One, we'll execute a basic upload test, moving content from ICPSR to a "space" in DuraCloud. For this test I'll be using the DuraCloud Admin tool to create a "space," which is basically the same thing as a "bucket" in Amazon's S3. Then I'll use the DuraCloud "sync tool" to copy a subset of ICPSR's archival content to DuraCloud.

Two, we're going to help spec out a "dashboard" or high-level view that shows the integrity of a collection in DuraCloud, and then execute a "fixity" test to measure performance and reliability. For example, if I have a 1TB collection in DuraSpace, and I have that collection replicated across N cloud storage providers, what's my cost to execute such a test every week?

Three, we're going to test a "replication helper" utility that facilitates replicating content across cloud providers. This is a very compelling service for me. Since we already make extensive use of AWS, using DuraCloud as a front-end to AWS is not very interesting for us; but, if we can use DuraCloud as a single front-end to AWS and RackSpace and Atmos and .... then things get more interesting since it means we don't have to develop expertise with ALL of the cloud providers.

Monday, August 2, 2010

Motivation and the annual raise

The University of Michigan has an annual rite: Departments and organizations are allocated a pool of money, typically some small fraction of the total salaries in that department or organization, and managers assign some portion of it to each staff member as an annual increase in base pay. The overall increases are not large by any means, and it isn't that unusual for people to view it almost as a cost-of-living increase.

Along this same topic, I've also been reading a book called Drive written by a gent named Daniel Pink.

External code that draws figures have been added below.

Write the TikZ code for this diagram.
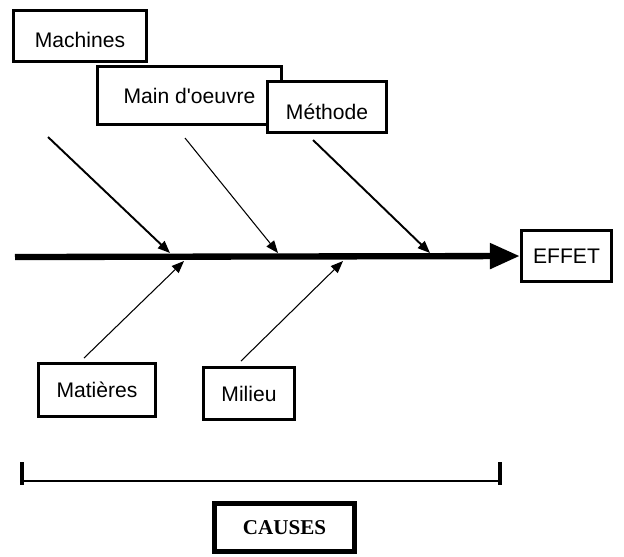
\documentclass[tikz,border=0pt]{standalone}
\usepackage{fontspec}
\setmainfont{Liberation Sans}
\newfontfamily\causefont{Liberation Serif}
\usetikzlibrary{arrows.meta}

\begin{document}
\begin{tikzpicture}[x=0.02cm,y=-0.02cm,every node/.style={draw,line width=2pt,fill=white,inner sep=0pt,font=\fontsize{12}{14}\selectfont},cause/.style={line width=0.6pt,-{Triangle[length=7pt,width=5.5pt]}}]
  \useasboundingbox (0,0) rectangle (624,556);
  \node (1) at (80,36)[minimum width=2.66cm,minimum height=1.02cm,text height=13pt]{Machines\hspace{8pt}};
  \node (2) at (189.5,95.5)[minimum width=3.68cm,minimum height=1.16cm]{Main d\textquotesingle oeuvre};
  \node (3) at (327,107)[minimum width=2.38cm,minimum height=1.02cm,text height=14pt]{Méthode};
  \node (4) at (566.5,256)[minimum width=1.8cm,minimum height=1.02cm]{EFFET};
  \node (5) at (97,390)[minimum width=2.34cm,minimum height=1.06cm]{Matières};
  \node (6) at (249,393.5)[minimum width=1.82cm,minimum height=1.04cm]{Milieu};
  \node (7) at (284.5,527.5)[line width=3pt,minimum width=2.8cm,minimum height=0.96cm,font=\causefont\bfseries\fontsize{12}{14}\selectfont]{CAUSES};
  \coordinate (s) at (15,257);
  \draw[line width=3.6pt,-{Triangle[length=17pt,width=14pt]}] (s) -- (4.west);
  \coordinate (a1) at (48,137);
  \coordinate (t1) at (170,253);
  \coordinate (a2) at (185,138);
  \coordinate (t2) at (278,253);
  \coordinate (a3) at (313,140);
  \coordinate (t3) at (430,253);
  \coordinate (a4) at (84,358);
  \coordinate (t4) at (184,261);
  \coordinate (a5) at (241,361);
  \coordinate (t5) at (343,261);
  \draw[cause,line width=1.1pt](a1)--(t1);
  \draw[cause](a2)--(t2);
  \draw[cause,line width=1.1pt](a3)--(t3);
  \draw[cause](a4)--(t4);
  \draw[cause](a5)--(t5);
  \coordinate (b1) at (22,481);
  \coordinate (b2) at (500,481);
  \draw[line width=1.2pt](b1)--(b2);
  \draw[line width=2pt](22,462)--(b1)--(22,485);
  \draw[line width=2pt](500,462)--(b2)--(500,485);
\end{tikzpicture}
\end{document}
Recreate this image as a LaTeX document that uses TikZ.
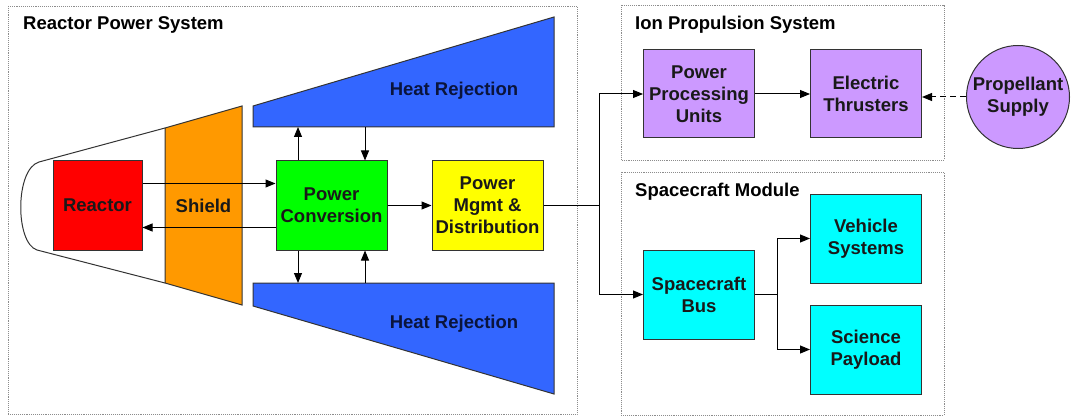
\documentclass[tikz,border=0pt]{standalone}
\usepackage{fontspec}
\setmainfont{Liberation Sans}
\usetikzlibrary{arrows.meta}
\definecolor{purp}{RGB}{204,153,255}
\definecolor{hrblue}{RGB}{51,102,255}
\definecolor{shorange}{RGB}{255,153,0}
\definecolor{cyanbox}{RGB}{0,255,255}
\definecolor{greenbox}{RGB}{0,255,0}
\definecolor{redbox}{RGB}{255,0,0}
\definecolor{yellowbox}{RGB}{255,255,0}
\definecolor{txt}{RGB}{25,25,25}
\definecolor{navytxt}{RGB}{10,20,60}
\begin{document}
\begin{tikzpicture}[x=1pt,y=-1pt,
  font=\fontsize{18.5}{22}\selectfont\bfseries,
  box/.style={draw=black!80, line width=1pt, minimum width=111pt, minimum height=89pt, align=center, inner sep=0pt, text=txt},
  frame/.style={draw=black!45, densely dotted, line width=0.9pt},
  arr/.style={-{Triangle[length=10pt,width=8pt]}, line width=1pt},
  ttl/.style={anchor=west, inner sep=0pt, text=black}]
\useasboundingbox (0,0) rectangle (1071,417);
% frames
\draw[frame] (8,6) rectangle (577,414);
\draw[frame] (621,5) rectangle (944,160);
\draw[frame] (621,172) rectangle (944,415);
\node[ttl] (t1) at (23,25) {Reactor Power System};
\node[ttl] (t2) at (635,25) {Ion Propulsion System};
\node[ttl] (t3) at (635,192) {Spacecraft Module};
% outline and shield
\draw[line width=1pt, draw=black!80] (165,128) -- (39,162) .. controls (15,169) and (15,243) .. (37,250) -- (165,283);
\draw[line width=1pt, draw=black!80, fill=shorange] (165,128) -- (242,106) -- (242,305) -- (165,283) -- cycle;
\node[text=txt] (shield) at (203.5,206) {Shield};
% heat rejection
\draw[line width=1pt, draw=black!80, fill=hrblue] (253,106) -- (554,17) -- (554,127) -- (253,127) -- cycle;
\draw[line width=1pt, draw=black!80, fill=hrblue] (253,283) -- (554,283) -- (554,394) -- (253,306) -- cycle;
\coordinate (hrt) at (400,127);
\coordinate (hrb) at (400,283);
\node[text=navytxt] (hr1) at (454,91) {Heat Rejection};
\node[text=navytxt] (hr2) at (454,324) {Heat Rejection};
% boxes
\node[box, fill=redbox, minimum width=89pt] (reactor) at (97.5,205.5) {Reactor};
\node[box, fill=greenbox] (pc) at (331.5,205.5) {Power\\Conversion};
\node[box, fill=yellowbox] (pmd) at (487.5,205.5) {Power\\Mgmt \&\\Distribution};
\node[box, fill=purp, minimum height=88pt] (ppu) at (699,94) {Power\\Processing\\Units};
\node[box, fill=purp, minimum height=88pt] (et) at (866,94) {Electric\\Thrusters};
\node[box, fill=cyanbox] (bus) at (699,294.5) {Spacecraft\\Bus};
\node[box, fill=cyanbox] (vs) at (866,238.5) {Vehicle\\Systems};
\node[box, fill=cyanbox] (sp) at (866,349.5) {Science\\Payload};
\node[circle, draw=black!80, line width=1pt, fill=purp, minimum size=103pt, inner sep=0pt, align=center, text=txt] (prop) at (1018,97) {Propellant\\Supply};
% arrows
\draw[arr] ([yshift=22pt]reactor.east) -- ([yshift=22pt]pc.west);
\draw[arr] ([yshift=-22pt]pc.west) -- ([yshift=-22pt]reactor.east);
\draw[arr] ([xshift=-33.5pt]pc.north) -- ([xshift=-33.5pt]pc.north |- hrt);
\draw[arr] ([xshift=33.5pt]pc.north |- hrt) -- ([xshift=33.5pt]pc.north);
\draw[arr] ([xshift=-33.5pt]pc.south) -- ([xshift=-33.5pt]pc.south |- hrb);
\draw[arr] ([xshift=33.5pt]pc.south |- hrb) -- ([xshift=33.5pt]pc.south);
\draw[arr] (pc.east) -- (pmd.west);
\coordinate (j1) at (599,205.5);
\draw[line width=1pt] (pmd.east) -- (j1);
\draw[arr] (j1) |- (ppu.west);
\draw[arr] (j1) |- (bus.west);
\draw[arr] (ppu.east) -- (et.west);
\draw[arr, dash pattern=on 6pt off 4pt] (prop.west) -- (prop.west -| et.east);
\coordinate (j2) at (777,294.5);
\draw[line width=1pt] (bus.east) -- (j2);
\draw[arr] (j2) |- (vs.west);
\draw[arr] (j2) |- (sp.west);
\end{tikzpicture}
\end{document}
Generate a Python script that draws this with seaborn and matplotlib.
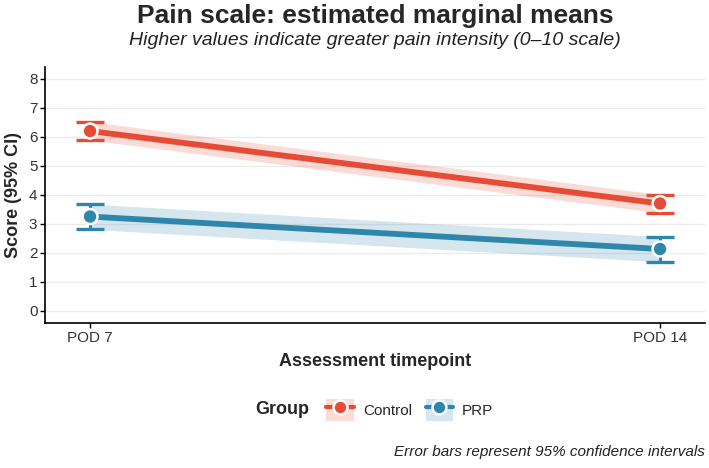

The book is an interesting read and essentially argues that reward-based systems are just great for mechanical, repetitive work, but actually have the opposite effect if the work requires any sort of creativity whatsoever. In particular, when there is a task or project at hand, it kills performance when there is some type of "IF-THEN" statement made up front, like: "IF you deliver the solution quickly and correctly, THEN you will get a bigger reward." He makes a pretty compelling case.

There's a nice video from TED where Pink presents the core argument from his book too. He's a good speaker, and even if you've read the book, the video is also worth watching.

And so I've been thinking about how Pink's advice in Drive relates to this annual rite at Michigan.

One possible scenario is that Pink is right, and instead of differentiating raises across different staff, everyone should just get the same increase. All of the tech staff are doing creative work on a daily basis, and since we know cash incentives result in worse performance, that makes the most sense.

Another possible scenario is that Pink is still right, but because this process occurs only once per year, the relationship between the performance on any one job or task is almost wholly unrelated to the increase. I cannot think of a single time where I based an annual increase on a single project or task. And because the increase does not take the form of "IF you do a good job on project X, THEN you will get a better raise", maybe it doesn't apply? Maybe the raise is really saying, "BECAUSE you did such a good job on so many different things over this past year, we're recognizing this with a higher increase"?

He does go on to say that when a reward is given after the fact, and is unexpected, this does have the anticipated result, and is motivating. Maybe a higher annual raise is more like this - unexpected, and more like a thank you?